The sweet ricotta pancakes were my favourite item here, and I’m not typically a sweet-breakfast person. (Give me eggs, bacon and hot sauce any day.) But the pancakes called, and I’m so happy I answered. Two giant, very fluffy flapjacks are topped with a seasonal jam, maple syrup and cultured cream. My jam was rhubarb, which, when paired with the cultured cream, turned into a tart, creamy situation reminiscent of a rhubarb custard pie.
But the winning bite for me was by far the plain ol’ hotcake with maple syrup. Sometimes you don’t need to mess with a classic.

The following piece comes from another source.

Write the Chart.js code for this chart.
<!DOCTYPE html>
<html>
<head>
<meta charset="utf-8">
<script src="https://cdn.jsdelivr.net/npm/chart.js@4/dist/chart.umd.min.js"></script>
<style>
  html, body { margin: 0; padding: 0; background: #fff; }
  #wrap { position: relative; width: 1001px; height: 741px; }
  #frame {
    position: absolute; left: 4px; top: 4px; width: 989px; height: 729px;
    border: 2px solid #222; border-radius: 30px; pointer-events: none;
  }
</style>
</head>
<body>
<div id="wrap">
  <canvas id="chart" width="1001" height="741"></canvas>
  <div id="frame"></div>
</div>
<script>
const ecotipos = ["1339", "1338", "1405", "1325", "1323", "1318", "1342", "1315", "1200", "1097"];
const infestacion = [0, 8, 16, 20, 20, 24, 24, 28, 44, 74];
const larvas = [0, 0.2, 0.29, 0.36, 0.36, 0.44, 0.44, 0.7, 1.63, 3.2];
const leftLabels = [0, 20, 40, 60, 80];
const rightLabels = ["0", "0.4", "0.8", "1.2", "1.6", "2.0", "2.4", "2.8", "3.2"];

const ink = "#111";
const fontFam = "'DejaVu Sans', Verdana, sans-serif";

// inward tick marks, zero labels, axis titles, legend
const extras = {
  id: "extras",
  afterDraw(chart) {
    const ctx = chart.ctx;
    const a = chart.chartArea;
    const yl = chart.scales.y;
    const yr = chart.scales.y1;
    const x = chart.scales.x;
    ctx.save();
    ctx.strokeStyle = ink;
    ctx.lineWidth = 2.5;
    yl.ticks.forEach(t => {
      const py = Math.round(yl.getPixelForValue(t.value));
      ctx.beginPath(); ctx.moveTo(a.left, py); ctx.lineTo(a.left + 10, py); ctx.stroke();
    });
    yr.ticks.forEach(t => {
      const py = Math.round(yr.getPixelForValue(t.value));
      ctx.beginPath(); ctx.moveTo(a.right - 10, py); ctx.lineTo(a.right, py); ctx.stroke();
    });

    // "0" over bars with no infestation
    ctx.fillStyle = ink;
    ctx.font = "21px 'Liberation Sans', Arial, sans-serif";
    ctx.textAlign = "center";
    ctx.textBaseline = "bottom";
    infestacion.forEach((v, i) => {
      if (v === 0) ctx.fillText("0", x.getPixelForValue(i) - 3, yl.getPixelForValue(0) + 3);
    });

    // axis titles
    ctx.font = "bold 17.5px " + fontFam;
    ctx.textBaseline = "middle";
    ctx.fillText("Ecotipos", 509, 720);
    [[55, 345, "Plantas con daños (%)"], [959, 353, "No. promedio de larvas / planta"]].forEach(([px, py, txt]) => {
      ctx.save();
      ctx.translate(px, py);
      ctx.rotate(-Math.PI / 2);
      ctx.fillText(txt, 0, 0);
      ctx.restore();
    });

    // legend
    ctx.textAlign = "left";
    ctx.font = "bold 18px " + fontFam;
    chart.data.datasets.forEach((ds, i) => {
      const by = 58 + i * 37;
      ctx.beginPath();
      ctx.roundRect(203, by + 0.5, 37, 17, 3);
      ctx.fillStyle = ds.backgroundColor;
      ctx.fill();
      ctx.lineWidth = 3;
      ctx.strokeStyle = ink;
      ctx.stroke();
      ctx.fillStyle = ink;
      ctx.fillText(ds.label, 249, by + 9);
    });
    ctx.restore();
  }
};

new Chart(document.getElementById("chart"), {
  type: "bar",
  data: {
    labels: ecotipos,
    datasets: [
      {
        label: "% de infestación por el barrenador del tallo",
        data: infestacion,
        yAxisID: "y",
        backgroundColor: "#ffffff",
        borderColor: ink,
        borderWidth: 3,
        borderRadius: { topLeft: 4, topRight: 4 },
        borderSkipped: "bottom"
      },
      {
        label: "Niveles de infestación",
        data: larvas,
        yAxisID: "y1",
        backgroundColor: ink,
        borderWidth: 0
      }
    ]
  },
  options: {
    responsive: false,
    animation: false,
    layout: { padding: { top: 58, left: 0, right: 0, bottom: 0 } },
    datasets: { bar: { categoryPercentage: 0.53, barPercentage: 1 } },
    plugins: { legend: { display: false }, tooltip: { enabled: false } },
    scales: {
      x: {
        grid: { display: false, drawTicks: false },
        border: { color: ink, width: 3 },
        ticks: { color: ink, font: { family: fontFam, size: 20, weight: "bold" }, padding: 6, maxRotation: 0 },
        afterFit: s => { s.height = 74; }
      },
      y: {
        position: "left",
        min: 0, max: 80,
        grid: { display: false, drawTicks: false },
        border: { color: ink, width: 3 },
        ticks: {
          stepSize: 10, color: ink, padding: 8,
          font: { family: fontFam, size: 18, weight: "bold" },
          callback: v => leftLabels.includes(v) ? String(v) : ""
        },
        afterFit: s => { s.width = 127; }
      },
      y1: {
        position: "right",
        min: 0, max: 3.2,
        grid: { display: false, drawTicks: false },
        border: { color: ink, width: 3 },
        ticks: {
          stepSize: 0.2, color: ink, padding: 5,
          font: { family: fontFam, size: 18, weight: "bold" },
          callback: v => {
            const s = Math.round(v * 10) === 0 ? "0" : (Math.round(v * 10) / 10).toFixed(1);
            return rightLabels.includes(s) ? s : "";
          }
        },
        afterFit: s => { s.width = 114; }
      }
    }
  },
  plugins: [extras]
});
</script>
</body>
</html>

When the sun goes down, the pizza oven fires up—from the back of a curbside truck—and Thank You Pizza is officially open. They sling elevated ’za with fun toppings that lean luxe but don’t deviate far enough from the classic combos to scare off any newbies. All of the natural wines and local beers available during the day at Hunnybee are still in rotation for the evening spread, and pair particularly well with Thank You’s produce-forward toppings. (They also stock cult faves like Scout and A Sunday in August.)

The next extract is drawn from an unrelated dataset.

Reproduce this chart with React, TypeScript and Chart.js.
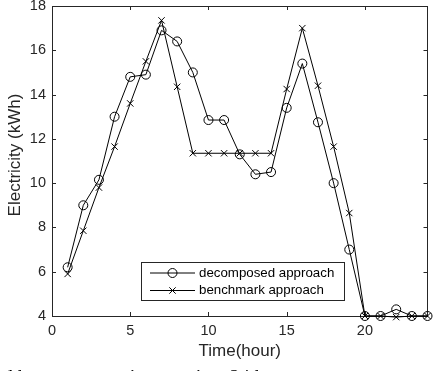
import React, { useEffect, useRef } from 'react';
import { Chart, registerables } from 'chart.js';

Chart.register(...registerables);

const hours = [1, 2, 3, 4, 5, 6, 7, 8, 9, 10, 11, 12, 13, 14, 15, 16, 17, 18, 19, 20, 21, 22, 23, 24];
const decomposed = [6.2, 9.0, 10.15, 13.0, 14.8, 14.9, 16.9, 16.4, 15.0, 12.85, 12.85, 11.3, 10.4, 10.5, 13.4, 15.4, 12.75, 10.0, 7.0, 4, 4, 4.3, 4, 4];
const benchmark = [5.9, 7.85, 9.8, 11.65, 13.6, 15.5, 17.35, 14.35, 11.35, 11.35, 11.35, 11.35, 11.35, 11.35, 14.25, 17.0, 14.4, 11.65, 8.65, 4, 4, 3.95, 4, 4];
const seriesLabels = ['decomposed approach', 'benchmark approach'];
const seriesMarkers = ['circle', 'crossRot'];
const xTicks = [0, 5, 10, 15, 20];
const yTicks = [4, 6, 8, 10, 12, 14, 16, 18];
const xRange = [0, 24];
const yRange = [4, 18];
const xTitle = 'Time(hour)';
const yTitle = 'Electricity (kWh)';
const caption = 'd bottom operations against 24 h';

const FONT = '"Liberation Sans", Arial, sans-serif';
const AXIS = '#262626';

function drawMarker(ctx: CanvasRenderingContext2D, style: string, x: number, y: number, r: number) {
  ctx.beginPath();
  if (style === 'circle') {
    ctx.arc(x, y, r, 0, Math.PI * 2);
  } else {
    const d = r * Math.SQRT1_2;
    ctx.moveTo(x - d, y - d);
    ctx.lineTo(x + d, y + d);
    ctx.moveTo(x + d, y - d);
    ctx.lineTo(x - d, y + d);
  }
  ctx.stroke();
}

const framePlugin = {
  id: 'matlabFrame',
  beforeDatasetsDraw(chart: any) {
    const { ctx, chartArea: a, scales } = chart;
    ctx.save();
    ctx.strokeStyle = AXIS;
    ctx.lineWidth = 1;
    ctx.strokeRect(Math.round(a.left) + 0.5, Math.round(a.top) + 0.5, Math.round(a.right - a.left) - 1, Math.round(a.bottom - a.top));
    const tl = 4;
    ctx.beginPath();
    for (const v of xTicks) {
      const px = Math.round(scales.x.getPixelForValue(v)) + 0.5;
      ctx.moveTo(px, a.bottom);
      ctx.lineTo(px, a.bottom - tl);
      ctx.moveTo(px, a.top);
      ctx.lineTo(px, a.top + tl);
    }
    for (const v of yTicks) {
      const py = Math.round(scales.y.getPixelForValue(v)) + 0.5;
      ctx.moveTo(a.left, py);
      ctx.lineTo(a.left + tl, py);
      ctx.moveTo(a.right, py);
      ctx.lineTo(a.right - tl, py);
    }
    ctx.stroke();
    ctx.restore();
  },
  afterDraw(chart: any) {
    const { ctx } = chart;
    // y-axis title
    ctx.save();
    ctx.fillStyle = AXIS;
    ctx.font = `17px ${FONT}`;
    ctx.translate(15.5, 155);
    ctx.rotate(-Math.PI / 2);
    ctx.textAlign = 'center';
    ctx.textBaseline = 'middle';
    ctx.fillText(yTitle, 0, 0);
    ctx.restore();

    // legend box
    const bx = 141, by = 262, bw = 203, bh = 38;
    ctx.save();
    ctx.fillStyle = '#ffffff';
    ctx.fillRect(bx, by, bw, bh);
    ctx.strokeStyle = AXIS;
    ctx.lineWidth = 1;
    ctx.strokeRect(bx + 0.5, by + 0.5, bw, bh);
    const rows = [273, 290.5];
    chart.data.datasets.forEach((ds: any, i: number) => {
      const y = rows[i];
      ctx.strokeStyle = '#000';
      ctx.lineWidth = 1;
      ctx.beginPath();
      ctx.moveTo(150, y);
      ctx.lineTo(195, y);
      ctx.stroke();
      drawMarker(ctx, seriesMarkers[i], 172.5, y, 4.5);
      ctx.fillStyle = '#000';
      ctx.font = `13.3px ${FONT}`;
      ctx.textAlign = 'left';
      ctx.textBaseline = 'middle';
      ctx.fillText(ds.label, 199, y);
    });
    ctx.restore();
  },
};

export default function App() {
  const canvasRef = useRef<HTMLCanvasElement | null>(null);

  useEffect(() => {
    document.body.style.margin = '0';
    const canvas = canvasRef.current;
    if (!canvas) return;
    const makeData = (vals: number[]) => hours.map((h, i) => ({ x: h, y: vals[i] }));
    const chart = new Chart(canvas, {
      type: 'line',
      data: {
        datasets: [decomposed, benchmark].map((vals, i) => ({
          label: seriesLabels[i],
          data: makeData(vals),
          borderColor: '#000',
          borderWidth: 1,
          pointStyle: seriesMarkers[i] as any,
          pointRadius: 4.5,
          pointBorderColor: '#000',
          pointBorderWidth: 1,
          pointBackgroundColor: 'rgba(0,0,0,0)',
          tension: 0,
          clip: false as any,
        })),
      },
      options: {
        animation: false,
        responsive: false,
        devicePixelRatio: 1,
        layout: { padding: { top: 6, right: 3, left: 0, bottom: 0 } },
        plugins: { legend: { display: false }, tooltip: { enabled: false } },
        events: [],
        scales: {
          x: {
            type: 'linear',
            min: xRange[0],
            max: xRange[1],
            afterBuildTicks: (s: any) => { s.ticks = xTicks.map((v) => ({ value: v })); },
            afterFit: (s: any) => { s.height = 55; s.paddingLeft = 0; s.paddingRight = 0; },
            grid: { display: false, drawTicks: false },
            border: { display: false },
            ticks: { color: AXIS, font: { family: FONT, size: 14.5 }, padding: 6, maxRotation: 0 },
            title: { display: true, text: xTitle, color: AXIS, font: { family: FONT, size: 17 }, padding: { top: 0, bottom: 9 } },
          },
          y: {
            type: 'linear',
            min: yRange[0],
            max: yRange[1],
            afterBuildTicks: (s: any) => { s.ticks = yTicks.map((v) => ({ value: v })); },
            afterFit: (s: any) => { s.width = 52; s.paddingTop = 0; s.paddingBottom = 0; },
            grid: { display: false, drawTicks: false },
            border: { display: false },
            ticks: { color: AXIS, font: { family: FONT, size: 14.5 }, padding: 6 },
          },
        },
      },
      plugins: [framePlugin],
    });
    return () => chart.destroy();
  }, []);

  return (
    <div style={{ position: 'fixed', left: 0, top: 0, width: 433, height: 371, overflow: 'hidden', background: '#fff' }}>
      <canvas ref={canvasRef} width={433} height={371} style={{ display: 'block', width: 433, height: 371 }} />
      <div
        style={{
          position: 'absolute',
          left: 3,
          top: 367,
          fontFamily: '"Liberation Serif", "Times New Roman", serif',
          fontSize: 20,
          lineHeight: '20px',
          whiteSpace: 'nowrap',
          color: '#000',
        }}
      >
        {caption}
      </div>
    </div>
  );
}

On my first trip to the evening-only pizza joint incarnation of the space, I tried the capocollo ($19) and vegan mushroom ($16) pies. A punchy tomato sauce acts as the base for the capocollo—it had the zing of summer-fresh tomatoes, with none of the metallic tang that often accompanies something tinned. The toppings are simple but bold: Napa cabbage and aged mozzarella melt together to create a funky, textured base for the crispy, charred hot capocollo. The sausage had just enough heat for spice enthusiasts without blowing out your palate, and the sprinkling of fresh dill added an element of freshness.

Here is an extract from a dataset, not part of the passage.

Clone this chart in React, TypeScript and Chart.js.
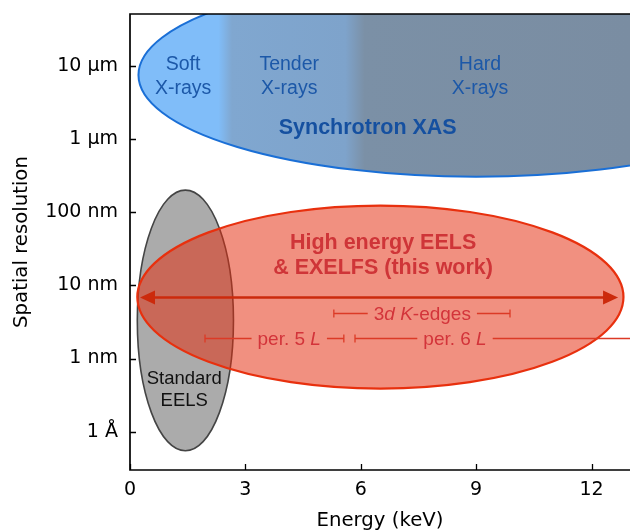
import React, { useEffect, useRef } from 'react';
import { Chart, registerables } from 'chart.js';

Chart.register(...registerables);

// Axes
const energyTicksKeV = [0, 3, 6, 9, 12];
const energyMinKeV = 0;
const energyMaxKeV = 13;
const resolutionTicksNm = [0.1, 1, 10, 100, 1000, 10000];
const resolutionTickLabels = ['1 Å', '1 nm', '10 nm', '100 nm', '1 µm', '10 µm'];
const resolutionMinNm = Math.pow(10, -1.5225);
const resolutionMaxNm = Math.pow(10, 4.7053);

// Regions (ellipses): center energy, half width (keV), center resolution (nm), half height (decades)
const regionNames = ['Synchrotron XAS', 'Standard EELS', 'High energy EELS & EXELFS'];
const regionCenterKeV = [9.0, 1.44, 6.51];
const regionHalfWidthKeV = [8.78, 1.25, 6.32];
const regionCenterNm = [7460, 3.31, 6.9];
const regionHalfHeightDecades = [1.39, 1.78, 1.25];

// Synchrotron band edges (keV) soft->tender, tender->hard
const xasBandEdgesKeV = [2.3, 2.65, 5.6, 6.1];

// Arrow (this work)
const arrowKeV = [0.26, 12.69];
const arrowNm = 6.8;

// Ranges
const rangeStartKeV = [5.3, 1.95, 5.85];
const rangeEndKeV = [9.88, 5.56, 13.6];
const rangeNm = [4.24, 1.91, 1.91];
const rangeLabelKeV = [7.6, 4.14, 8.45];
const rangeLabelParts: [string, boolean][][] = [
  [['3', false], ['d', true], [' ', false], ['K', true], ['-edges', false]],
  [['per. 5 ', false], ['L', true]],
  [['per. 6 ', false], ['L', true]],
];

// Text annotations
const bandLabels = [['Soft', 'X-rays'], ['Tender', 'X-rays'], ['Hard', 'X-rays']];
const bandLabelKeV = [1.38, 4.14, 9.1];
const bandLabelNm = 7030;
const xasLabelKeV = 6.18;
const xasLabelNm = 1400;
const thisWorkLines = ['High energy EELS', '& EXELFS (this work)'];
const thisWorkKeV = 6.58;
const thisWorkNm = 25.5;
const standardLines = ['Standard', 'EELS'];
const standardKeV = 1.41;
const standardNm = 0.37;

const SANS = '"Liberation Sans", Arial, sans-serif';
const DEJA = 'DejaVu Sans';

function drawRich(ctx: CanvasRenderingContext2D, parts: [string, boolean][], cx: number, cy: number, size: number) {
  let total = 0;
  const widths: number[] = [];
  for (const [t, it] of parts) {
    ctx.font = `${it ? 'italic ' : ''}${size}px ${SANS}`;
    const w = ctx.measureText(t).width;
    widths.push(w);
    total += w;
  }
  let x = cx - total / 2;
  ctx.textAlign = 'left';
  ctx.textBaseline = 'middle';
  parts.forEach(([t, it], i) => {
    ctx.font = `${it ? 'italic ' : ''}${size}px ${SANS}`;
    ctx.fillText(t, x, cy);
    x += widths[i];
  });
  return total;
}

const overlayPlugin = {
  id: 'overlay',
  beforeDatasetsDraw(chart: any) {
    const { ctx, chartArea: a } = chart;
    const xs = chart.scales.x;
    const ys = chart.scales.y;
    const px = (v: number) => xs.getPixelForValue(v);
    const py = (v: number) => ys.getPixelForValue(v);

    ctx.save();
    ctx.beginPath();
    ctx.rect(a.left, a.top, a.right - a.left, a.bottom - a.top + 1);
    ctx.clip();

    const ellipse = (i: number) => {
      const cx = px(regionCenterKeV[i]);
      const cy = py(regionCenterNm[i]);
      const rx = px(regionCenterKeV[i] + regionHalfWidthKeV[i]) - cx;
      const ry = cy - py(regionCenterNm[i] * Math.pow(10, regionHalfHeightDecades[i]));
      ctx.beginPath();
      ctx.ellipse(cx, cy, rx, ry, 0, 0, Math.PI * 2);
    };

    // Synchrotron XAS
    const x0 = px(energyMinKeV);
    const x1 = px(energyMaxKeV);
    const g = ctx.createLinearGradient(x0, 0, x1, 0);
    const f = (k: number) => (px(k) - x0) / (x1 - x0);
    g.addColorStop(0, '#80bdf9');
    g.addColorStop(f(xasBandEdgesKeV[0]), '#80bdf9');
    g.addColorStop(f(xasBandEdgesKeV[1]), '#80a7d0');
    g.addColorStop(f(xasBandEdgesKeV[2]), '#7ea3cb');
    g.addColorStop(f(xasBandEdgesKeV[3]), '#7b90a6');
    g.addColorStop(1, '#7a8da2');
    ellipse(0);
    ctx.fillStyle = g;
    ctx.fill();
    ctx.lineWidth = 2;
    ctx.strokeStyle = '#1a6fd6';
    ctx.stroke();

    // Standard EELS
    ellipse(1);
    ctx.fillStyle = '#ababab';
    ctx.fill();
    ctx.lineWidth = 1.6;
    ctx.strokeStyle = '#444444';
    ctx.stroke();

    // High energy EELS
    ellipse(2);
    ctx.fillStyle = 'rgba(228, 46, 16, 0.53)';
    ctx.fill();
    ctx.lineWidth = 2.2;
    ctx.strokeStyle = '#e8300e';
    ctx.stroke();

    // Arrow
    const ay = py(arrowNm);
    const al = px(arrowKeV[0]);
    const ar = px(arrowKeV[1]);
    const hl = 15;
    const hw = 7;
    ctx.strokeStyle = '#cc2a0c';
    ctx.fillStyle = '#cc2a0c';
    ctx.lineWidth = 2.5;
    ctx.beginPath();
    ctx.moveTo(al + hl - 2, ay);
    ctx.lineTo(ar - hl + 2, ay);
    ctx.stroke();
    ctx.beginPath();
    ctx.moveTo(al, ay);
    ctx.lineTo(al + hl, ay - hw);
    ctx.lineTo(al + hl, ay + hw);
    ctx.closePath();
    ctx.fill();
    ctx.beginPath();
    ctx.moveTo(ar, ay);
    ctx.lineTo(ar - hl, ay - hw);
    ctx.lineTo(ar - hl, ay + hw);
    ctx.closePath();
    ctx.fill();

    // Ranges
    const size = 19;
    for (let i = 0; i < rangeStartKeV.length; i++) {
      const y = Math.round(py(rangeNm[i])) + 0.5;
      const s = px(rangeStartKeV[i]);
      const e = px(rangeEndKeV[i]);
      const c = px(rangeLabelKeV[i]);
      ctx.fillStyle = '#d3343a';
      const w = drawRich(ctx, rangeLabelParts[i], c, y + 1, size);
      const gap = 6;
      ctx.strokeStyle = '#dc3a26';
      ctx.lineWidth = 1.3;
      ctx.beginPath();
      ctx.moveTo(s, y);
      ctx.lineTo(c - w / 2 - gap, y);
      ctx.moveTo(c + w / 2 + gap, y);
      ctx.lineTo(e, y);
      ctx.moveTo(s, y - 4);
      ctx.lineTo(s, y + 4);
      ctx.moveTo(e, y - 4);
      ctx.lineTo(e, y + 4);
      ctx.stroke();
    }

    // Texts
    ctx.textAlign = 'center';
    ctx.textBaseline = 'middle';
    ctx.fillStyle = '#1c58a8';
    ctx.font = `19.5px ${SANS}`;
    const by = py(bandLabelNm);
    bandLabels.forEach((lines, i) => {
      const bx = px(bandLabelKeV[i]);
      ctx.fillText(lines[0], bx, by - 12);
      ctx.fillText(lines[1], bx, by + 12);
    });
    ctx.fillStyle = '#1550a0';
    ctx.font = `bold 21.5px ${SANS}`;
    ctx.fillText(regionNames[0], px(xasLabelKeV), py(xasLabelNm));

    ctx.fillStyle = '#cf3538';
    const ty = py(thisWorkNm);
    ctx.fillText(thisWorkLines[0], px(thisWorkKeV), ty - 12.5);
    ctx.fillText(thisWorkLines[1], px(thisWorkKeV), ty + 12.5);

    ctx.fillStyle = '#111111';
    ctx.font = `18.5px ${SANS}`;
    const sy = py(standardNm);
    ctx.fillText(standardLines[0], px(standardKeV), sy - 11);
    ctx.fillText(standardLines[1], px(standardKeV), sy + 11);

    ctx.restore();
  },
  afterDraw(chart: any) {
    const { ctx, chartArea: a } = chart;
    const xs = chart.scales.x;
    const ys = chart.scales.y;
    ctx.save();
    ctx.strokeStyle = '#000';
    ctx.lineWidth = 1.7;
    ctx.beginPath();
    ctx.moveTo(a.right + 2, a.top);
    ctx.lineTo(a.left, a.top);
    ctx.lineTo(a.left, a.bottom);
    ctx.lineTo(a.right + 2, a.bottom);
    ctx.stroke();
    ctx.lineWidth = 1.3;
    ctx.beginPath();
    energyTicksKeV.forEach((v) => {
      const x = Math.round(xs.getPixelForValue(v)) + 0.5;
      ctx.moveTo(x, a.bottom);
      ctx.lineTo(x, a.bottom - 6);
    });
    resolutionTicksNm.forEach((v) => {
      const y = Math.round(ys.getPixelForValue(v)) + 0.5;
      ctx.moveTo(a.left, y);
      ctx.lineTo(a.left + 6, y);
    });
    ctx.stroke();
    ctx.restore();
  },
};

export default function App() {
  const ref = useRef<HTMLCanvasElement | null>(null);
  useEffect(() => {
    if (!ref.current) return;
    const chart = new Chart(ref.current, {
      type: 'scatter',
      data: { datasets: [{ label: 'regions', data: [], pointRadius: 0 }] },
      options: {
        animation: false,
        responsive: false,
        devicePixelRatio: 1,
        layout: { padding: { top: 14, right: 0, left: 0, bottom: 0 } },
        plugins: { legend: { display: false }, tooltip: { enabled: false } },
        scales: {
          x: {
            type: 'linear',
            min: energyMinKeV,
            max: energyMaxKeV,
            afterBuildTicks: (s: any) => {
              s.ticks = energyTicksKeV.map((v) => ({ value: v }));
            },
            afterFit: (s: any) => {
              s.height = 60;
              s.paddingLeft = 0;
              s.paddingRight = 0;
            },
            grid: { display: false, drawTicks: false },
            border: { display: false },
            ticks: {
              autoSkip: false,
              maxRotation: 0,
              padding: 9,
              color: '#000',
              font: { family: DEJA, size: 19 },
              callback: (v: any) => String(v),
            },
            title: {
              display: true,
              text: 'Energy (keV)',
              color: '#000',
              font: { family: DEJA, size: 19.7 },
              padding: { top: 0, bottom: -3 },
            },
          },
          y: {
            type: 'logarithmic',
            min: resolutionMinNm,
            max: resolutionMaxNm,
            afterBuildTicks: (s: any) => {
              s.ticks = resolutionTicksNm.map((v) => ({ value: v }));
            },
            afterFit: (s: any) => {
              s.width = 130;
              s.paddingTop = 0;
              s.paddingBottom = 0;
            },
            grid: { display: false, drawTicks: false },
            border: { display: false },
            ticks: {
              autoSkip: false,
              padding: 12,
              color: '#000',
              font: { family: DEJA, size: 19 },
              callback: (_v: any, i: number) => resolutionTickLabels[i],
            },
            title: {
              display: true,
              text: 'Spatial resolution',
              color: '#000',
              font: { family: DEJA, size: 19.7 },
              padding: { top: 10, bottom: 0 },
            },
          },
        },
      },
      plugins: [overlayPlugin],
    });
    return () => chart.destroy();
  }, []);
  return (
    <div style={{ position: 'absolute', left: 0, top: 0, width: 630, height: 530 }}>
      <canvas ref={ref} width={630} height={530} style={{ display: 'block' }} />
    </div>
  );
}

The vegan mushroom pie forgoes a traditional tomato sauce, and instead comes with an EVOO and garlic base. Topped with oyster mushrooms and frisée tossed in lemon and oil vinaigrette, my pizza felt light due to the brightness and greens—and I didn’t find myself missing cheese at all. The sourdough crust was just foldable enough to preserve the integrity of the heavy-duty toppings while still maintaining a chewy bite.
Either way you swing your visit to this two-in-one space at Union and Gore, you’re lined up to find good food and good vibes. Hunnybee and Thank You Pizza have each achieved something pretty great on their own, but the unexpected combo adds a buzzy layer of energy to the space.